Operator surface, not public theatre
The checkup is intentionally admin-only. It is not a public healthcheck endpoint and not a marketing badge; it is a private operator surface for seeing which deployment and account choices still need attention.
- The page can turn signals into a readable 0-10 posture score.
- Warnings are phrased as concrete threat vectors rather than vague security color.
- The output belongs behind admin authentication because it describes hardening gaps.
Deployment signals
Cotton can inspect process and container posture such as .NET diagnostics, Linux dumpability, effective UID, no-new-privileges, seccomp mode, ptrace capability, writable root filesystem, Docker socket exposure, host PID namespace hints, core dump settings, and AppArmor or SELinux confinement.
- These checks catch easy-to-miss self-hosting mistakes.
- They help separate a home-trusted deployment from a publicly exposed one.
- They do not replace host hardening or a real deployment review.
Key and account signals
The page can warn about master-key source, public or demo mode, and admin accounts without 2FA. That matters because storage encryption and passkeys are only useful when operators can see how the instance is actually configured.
- Browser unlock can keep the master key out of deployment environment metadata.
- Environment key mode can still be practical for trusted home servers that need unattended restart.
- Admin 2FA coverage is visible instead of being buried in user settings.
Database integrity rollout
Database integrity signatures are part of the posture story. The checkup can warn while bridge mode remains enabled so operators know when protected metadata is still in a rollout state.
Cheap hardening first
The practical target is not paranoia from the first boot. Cotton makes cheap hardening layers visible: non-root runtime path, disabled .NET diagnostics, dumpability reduction, no-new-privileges, seccomp, 2FA coverage, and avoiding obvious Docker socket exposure.

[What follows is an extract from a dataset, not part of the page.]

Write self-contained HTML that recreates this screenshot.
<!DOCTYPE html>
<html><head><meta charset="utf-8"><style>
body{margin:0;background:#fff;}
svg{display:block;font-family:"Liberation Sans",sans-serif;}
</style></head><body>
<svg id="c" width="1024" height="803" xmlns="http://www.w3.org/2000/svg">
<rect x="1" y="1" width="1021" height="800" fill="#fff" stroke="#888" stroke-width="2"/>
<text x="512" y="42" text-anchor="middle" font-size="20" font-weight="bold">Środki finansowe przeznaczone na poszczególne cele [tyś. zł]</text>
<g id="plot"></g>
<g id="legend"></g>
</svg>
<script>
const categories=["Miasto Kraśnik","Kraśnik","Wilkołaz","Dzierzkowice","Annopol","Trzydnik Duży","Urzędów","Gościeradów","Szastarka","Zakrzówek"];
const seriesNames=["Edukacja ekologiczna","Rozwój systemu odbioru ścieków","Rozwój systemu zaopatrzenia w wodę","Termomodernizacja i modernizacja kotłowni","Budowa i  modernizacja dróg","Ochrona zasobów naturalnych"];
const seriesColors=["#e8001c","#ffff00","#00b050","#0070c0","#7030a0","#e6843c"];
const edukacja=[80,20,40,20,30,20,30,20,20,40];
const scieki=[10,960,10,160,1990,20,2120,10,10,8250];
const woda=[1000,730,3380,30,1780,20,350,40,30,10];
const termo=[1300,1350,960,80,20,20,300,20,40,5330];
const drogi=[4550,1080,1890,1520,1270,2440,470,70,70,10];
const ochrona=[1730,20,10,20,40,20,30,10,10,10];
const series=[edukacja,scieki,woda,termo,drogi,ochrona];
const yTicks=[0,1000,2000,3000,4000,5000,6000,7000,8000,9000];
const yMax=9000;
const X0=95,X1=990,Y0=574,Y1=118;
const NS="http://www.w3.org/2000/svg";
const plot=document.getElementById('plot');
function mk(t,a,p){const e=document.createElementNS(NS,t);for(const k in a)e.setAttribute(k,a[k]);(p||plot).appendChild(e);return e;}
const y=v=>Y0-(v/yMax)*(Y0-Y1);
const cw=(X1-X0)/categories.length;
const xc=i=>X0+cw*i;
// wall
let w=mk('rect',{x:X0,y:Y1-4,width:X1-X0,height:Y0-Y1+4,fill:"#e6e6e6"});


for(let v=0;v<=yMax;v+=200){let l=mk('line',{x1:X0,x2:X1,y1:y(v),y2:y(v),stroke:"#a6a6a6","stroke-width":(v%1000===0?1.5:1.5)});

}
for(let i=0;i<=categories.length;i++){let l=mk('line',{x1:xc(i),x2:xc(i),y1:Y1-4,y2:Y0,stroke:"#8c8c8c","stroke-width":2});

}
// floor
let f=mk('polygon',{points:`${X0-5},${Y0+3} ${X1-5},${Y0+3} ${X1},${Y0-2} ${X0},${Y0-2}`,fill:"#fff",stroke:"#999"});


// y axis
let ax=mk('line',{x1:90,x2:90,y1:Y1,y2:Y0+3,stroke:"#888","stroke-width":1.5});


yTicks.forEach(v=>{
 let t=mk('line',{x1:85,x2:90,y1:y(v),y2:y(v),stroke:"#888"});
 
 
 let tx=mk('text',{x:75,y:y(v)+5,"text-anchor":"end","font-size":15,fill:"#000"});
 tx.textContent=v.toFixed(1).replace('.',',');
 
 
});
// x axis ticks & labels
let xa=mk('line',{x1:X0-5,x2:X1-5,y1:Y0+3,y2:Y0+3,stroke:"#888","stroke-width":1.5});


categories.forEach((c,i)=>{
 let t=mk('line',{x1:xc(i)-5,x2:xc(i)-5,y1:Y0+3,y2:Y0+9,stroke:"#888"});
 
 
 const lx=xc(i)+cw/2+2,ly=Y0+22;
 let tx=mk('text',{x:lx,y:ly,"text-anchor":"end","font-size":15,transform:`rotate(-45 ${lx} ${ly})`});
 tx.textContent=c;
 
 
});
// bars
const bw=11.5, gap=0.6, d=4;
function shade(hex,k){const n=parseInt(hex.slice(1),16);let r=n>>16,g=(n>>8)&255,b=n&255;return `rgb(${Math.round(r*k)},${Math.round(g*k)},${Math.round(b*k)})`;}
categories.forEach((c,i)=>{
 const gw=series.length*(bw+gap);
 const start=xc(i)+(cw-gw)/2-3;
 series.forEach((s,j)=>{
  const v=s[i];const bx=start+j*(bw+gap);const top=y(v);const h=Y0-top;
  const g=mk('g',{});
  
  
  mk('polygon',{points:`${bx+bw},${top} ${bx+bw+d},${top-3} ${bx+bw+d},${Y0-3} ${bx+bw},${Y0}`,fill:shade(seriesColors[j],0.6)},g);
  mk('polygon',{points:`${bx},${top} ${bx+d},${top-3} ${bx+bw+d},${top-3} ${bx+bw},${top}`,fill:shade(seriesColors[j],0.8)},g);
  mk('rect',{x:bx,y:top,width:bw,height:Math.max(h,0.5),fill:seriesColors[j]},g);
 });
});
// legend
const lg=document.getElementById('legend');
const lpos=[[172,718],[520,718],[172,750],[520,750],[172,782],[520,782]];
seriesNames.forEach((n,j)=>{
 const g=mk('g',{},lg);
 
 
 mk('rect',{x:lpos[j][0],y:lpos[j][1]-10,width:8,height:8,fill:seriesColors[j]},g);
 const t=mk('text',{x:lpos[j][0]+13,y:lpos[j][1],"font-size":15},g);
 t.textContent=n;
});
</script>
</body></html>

Expert hardening stays explicit
Read-only root filesystems, custom seccomp or AppArmor profiles, encrypted swap, kernel ptrace settings, TPM/HSM/KMS, or a separate key agent can be valuable, but they are expert choices. Applied blindly, they can break volume permissions, debugging, previews, or restore workflows.
Signals the checkup can name
The checkup can report public account creation, master-key source, admin 2FA coverage, database-integrity bridge state, .NET diagnostics, Linux dumpability, seccomp, CAP_SYS_PTRACE, writable rootfs, Docker socket exposure, likely host PID namespace use, core dump limits, core_pattern, and AppArmor or SELinux confinement.
Visible security is easier to fix
Self-hosted security cannot be treated as assumed. Cotton is stronger when the admin UI says what is risky, why it matters, and which ordinary hardening steps are still missing.
The hard boundary
Cotton does not pretend software can defeat full host compromise. If an attacker can execute code inside the Cotton process, software flags cannot fully hide the in-memory key from that process. These checks mostly reduce accidental exposure, dump surfaces, and neighbor-process/container privilege risks.